David B. Harrington, the former Silver Spring private school principal and a Montgomery County Big Brother of the Year, pleaded guilty in Montgomery County Circuit Court yesterday to six counts of child abuse and one count of felony theft.
In exchange for his pleas, the state's attorney's office agreed not to prosecute Harrington for several other alleged sex crimes and recommended that Judge James S. McAuliffe Jr. sentence him to no more than 25 years in prison for the theft and six child abuse offenses to which he pleaded guilty, according to Janice Stiers, spokeswoman for the state's attorney's office.
The felony theft charge stemmed from the disappearance of more than $6,000 in ski trip money entrusted by youngsters to a travel agency that Harrington operated.
Each of the seven crimes carries a maximum 15-year prison term. Harrington would have faced a possible 105-year sentence if tried and convicted.
Judge McAuliffe consented to the plea bargain yesterday and scheduled a sentencing hearing for Nov. 12, Stiers said.
Harrington's lawyer, Robert Morin, stressed in an interview that McAuliffe agreed to a maximum sentence of 25 years, but could impose a lesser sentence after the Nov. 12 hearing.

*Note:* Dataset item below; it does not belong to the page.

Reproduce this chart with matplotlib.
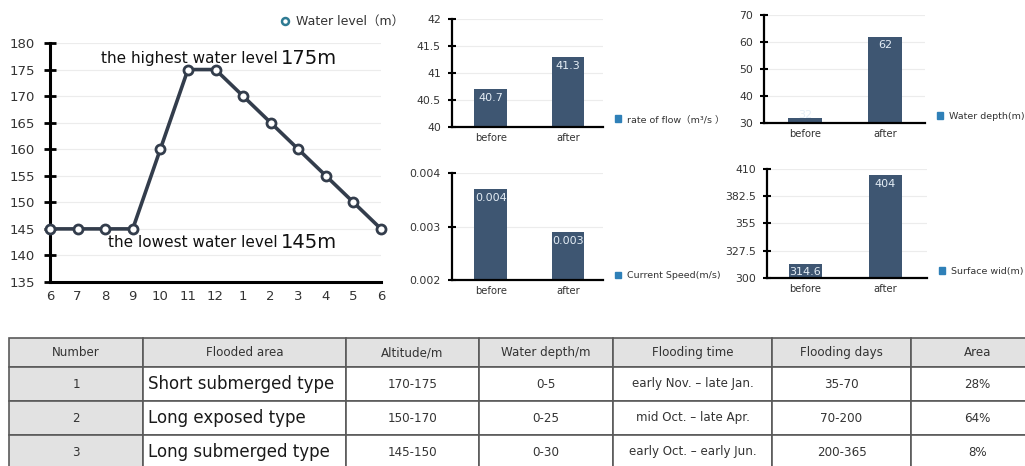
import numpy as np
import matplotlib.pyplot as plt
from matplotlib.patches import Patch
from matplotlib.lines import Line2D

# ---- data ----
months = ['6', '7', '8', '9', '10', '11', '12', '1', '2', '3', '4', '5', '6']
water_level = [145, 145, 145, 145, 160, 175, 175, 170, 165, 160, 155, 150, 145]

bar_cats = ['before', 'after']
flow_rate = [40.7, 41.3]
current_speed = [0.0037, 0.0029]
current_speed_labels = ['0.004', '0.003']
water_depth = [32, 62]
surface_width = [314.6, 404]

table_header = ['Number', 'Flooded area', 'Altitude/m', 'Water depth/m',
                'Flooding time', 'Flooding days', 'Area']
table_rows = [
    ['1', 'Short submerged type', '170-175', '0-5', 'early Nov. – late Jan.', '35-70', '28%'],
    ['2', 'Long exposed type', '150-170', '0-25', 'mid Oct. – late Apr.', '70-200', '64%'],
    ['3', 'Long submerged type', '145-150', '0-30', 'early Oct. – early Jun.', '200-365', '8%'],
]

W, H = 1025, 466
LINE_COL = '#333d4c'
BAR_COL = '#3e5672'
LEG_COL = '#2f80b8'
TXT = '#333333'
FONT = ['DejaVu Sans', 'Noto Sans CJK SC']

fig = plt.figure(figsize=(W / 100, H / 100), dpi=100)


def px_axes(l, t, r, b):
    return fig.add_axes([l / W, 1 - b / H, (r - l) / W, (b - t) / H])


def style_axes(ax, tick_len, tick_w, spine_w, fs, pad):
    for s in ['top', 'right']:
        ax.spines[s].set_visible(False)
    ax.spines['left'].set_linewidth(spine_w)
    ax.spines['bottom'].set_linewidth(spine_w)
    ax.tick_params(axis='y', direction='inout', length=tick_len, width=tick_w,
                   labelsize=fs, labelcolor=TXT, pad=pad)
    ax.tick_params(axis='x', length=0, labelcolor=TXT)
    ax.grid(axis='y', color='#ececec', linewidth=0.8)
    ax.set_axisbelow(True)


# ---- line chart ----
ax = px_axes(50, 43, 381, 282)
x = np.arange(len(months))
ax.plot(x, water_level, color=LINE_COL, linewidth=2.6, marker='o', markersize=6.5,
        markerfacecolor='white', markeredgecolor=LINE_COL, markeredgewidth=2, clip_on=False, zorder=3)
ax.set_xlim(0, len(months) - 1)
ax.set_ylim(135, 180)
ax.set_yticks(np.arange(135, 181, 5))
ax.set_xticks(x)
ax.set_xticklabels(months)
style_axes(ax, 8, 2, 2.2, 9.5, 7)
ax.tick_params(axis='x', labelsize=9.5, pad=6)

ax_w = 381 - 50
ax.text((278 - 50) / ax_w, (175 + 2.1 - 135) / 45, 'the highest water level',
        transform=ax.transAxes, ha='right', va='center', fontsize=11, color='#111111')
ax.text((281 - 50) / ax_w, (175 + 2.1 - 135) / 45, '175m',
        transform=ax.transAxes, ha='left', va='center', fontsize=14, color='#111111')
ax.text((278 - 50) / ax_w, (145 - 2.5 - 135) / 45, 'the lowest water level',
        transform=ax.transAxes, ha='right', va='center', fontsize=11, color='#111111')
ax.text((281 - 50) / ax_w, (145 - 2.5 - 135) / 45, '145m',
        transform=ax.transAxes, ha='left', va='center', fontsize=14, color='#111111')

leg_handle = Line2D([], [], color='none', marker='o', markersize=5, markerfacecolor='white',
                    markeredgecolor='#2f7b93', markeredgewidth=1.8)
ax.legend([leg_handle], ['Water level（m）'], loc='center left', bbox_to_anchor=(0.66, 1.09),
          frameon=False, handlelength=0.8, handletextpad=0.5, prop={'family': FONT, 'size': 9},
          labelcolor=TXT)


# ---- bar charts ----
def bar_chart(box, values, ylim, yticks, yticklabels, labels, legend_text, xlim, leg_y):
    a = px_axes(*box)
    bars = a.bar(range(len(bar_cats)), values, width=0.42, color=BAR_COL, zorder=2)
    a.set_xlim(*xlim)
    a.set_ylim(*ylim)
    a.set_yticks(yticks)
    a.set_yticklabels(yticklabels)
    a.set_xticks(range(len(bar_cats)))
    a.set_xticklabels(bar_cats)
    style_axes(a, 6, 1.5, 1.6, 7.8, 5)
    a.tick_params(axis='x', labelsize=7.2, pad=4)
    span = ylim[1] - ylim[0]
    for b, v, lab in zip(bars, values, labels):
        frac = (v - ylim[0]) / span
        if frac < 0.12:
            a.text(b.get_x() + b.get_width() / 2, v + span * 0.02, lab, ha='center', va='center',
                   fontsize=8, color='#e4edf5', zorder=3)
        else:
            a.text(b.get_x() + b.get_width() / 2, v - span * 0.035, lab, ha='center', va='top',
                   fontsize=8, color='#e4edf5', zorder=3)
    a.legend([Patch(color=LEG_COL)], [legend_text], loc='center left', bbox_to_anchor=(1.02, leg_y),
             frameon=False, handlelength=0.7, handleheight=0.7, handletextpad=0.6,
             prop={'family': FONT, 'size': 6.8}, labelcolor=TXT)
    return a


bar_chart((452, 19, 603, 127), flow_rate, (40, 42), [40, 40.5, 41, 41.5, 42],
          ['40', '40.5', '41', '41.5', '42'], ['40.7', '41.3'],
          'rate of flow（m³/s ）', (-0.5, 1.45), 0.07)
bar_chart((452, 173, 603, 280), current_speed, (0.002, 0.004), [0.002, 0.003, 0.004],
          ['0.002', '0.003', '0.004'], current_speed_labels,
          'Current Speed(m/s)', (-0.5, 1.45), 0.04)
bar_chart((764, 15, 925, 123), water_depth, (30, 70), [30, 40, 50, 60, 70],
          ['30', '40', '50', '60', '70'], ['32', '62'],
          'Water depth(m)', (-0.51, 1.5), 0.06)
bar_chart((767, 169, 927, 278), surface_width, (300, 410), [300, 327.5, 355, 382.5, 410],
          ['300', '327.5', '355', '382.5', '410'], ['314.6', '404'],
          'Surface wid(m)', (-0.48, 1.52), 0.06)

# ---- table ----
tax = fig.add_axes([0, 0, 1, 1])
tax.axis('off')
col_px = [9, 143, 346, 479, 613, 772, 911, 1044]
col_w = np.diff(col_px) / W
row_h_px = [29, 34, 34, 34]
top_px, bot_px = 338, 338 + sum(row_h_px)
tbl = tax.table(cellText=table_rows, colLabels=table_header, colWidths=list(col_w),
                cellLoc='center', bbox=[col_px[0] / W, 1 - bot_px / H,
                                        (col_px[-1] - col_px[0]) / W, sum(row_h_px) / H])
tbl.auto_set_font_size(False)
for (r, c), cell in tbl.get_celld().items():
    cell.set_height(row_h_px[r] / H)
    cell.set_edgecolor('#5a5a5a')
    cell.set_linewidth(1.2)
    cell.get_text().set_color(TXT)
    cell.get_text().set_fontsize(8.6)
    if r == 0 or c == 0:
        cell.set_facecolor('#e2e2e2')
    if r > 0 and c == 1:
        cell.get_text().set_fontsize(12)
        cell.get_text().set_color('#1a1a1a')
        cell.set_text_props(ha='left')
        cell.PAD = 0.025

fig.savefig('out.png', dpi=100)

On April 2 and April 30 this year, Stiers said, a county grand jury issued six indictments against Harrington, each charging him with one count of child abuse and some charging him with additional sex offenses. As part of the plea bargain, Harrington pleaded guilty to the child abuse charge in each indictment and the state agreed to dismiss the additional, lesser charges at the time of his sentencing.
Stiers said the sex offenses involved boys whom Harrington met through the Big Brothers program or friends of the boys. She said none of the crimes involved students at the high school of the Hebrew Academy of Greater Washington in Silver Spring, where Harrington was principal from 1980 until March 9.
Harrington was honored by President Reagan at a White House reception in December after being named Montgomery County Big Brother of the Year for 1986.
He was being held without bond at the Montgomery County Detention Center last night, awaiting sentencing.
Harrington, 43, was arrested Feb. 28 at his Germantown home and accused of molesting a 14-year-old boy whom he allegedly met through the Big Brothers program. Harrington disappeared two days later after being released on $10,000 bond. By March 6, he had been charged with three additional counts of child sexual abuse, and police were still unable to find him.
For five weeks Harrington eluded authorities, fleeing to New York, Vermont, Rhode Island, the Bahamas and finally to Puerto Rico where, he later told police, he had squandered $16,000 in gambling.
Before he fled this area, he had emptied his bank account, police said.
On April 8, Harrington, after telephoning police about surrendering, stepped off a Metro train at the Silver Spring station and into police custody.
At the time of his surrender, Harrington told police that he was broke and wanted to get help.
During his disappearance, police learned that in 1970 Harrington had faked his own drowning in Vermont the day before he was scheduled to take a polygraph test in connection with a child molestation case there. For 17 years, even his parents believed that he had died in the fake boating accident. Not until they learned of his March arrest in Germantown, and his subsequent disappearance, did they know their son was alive.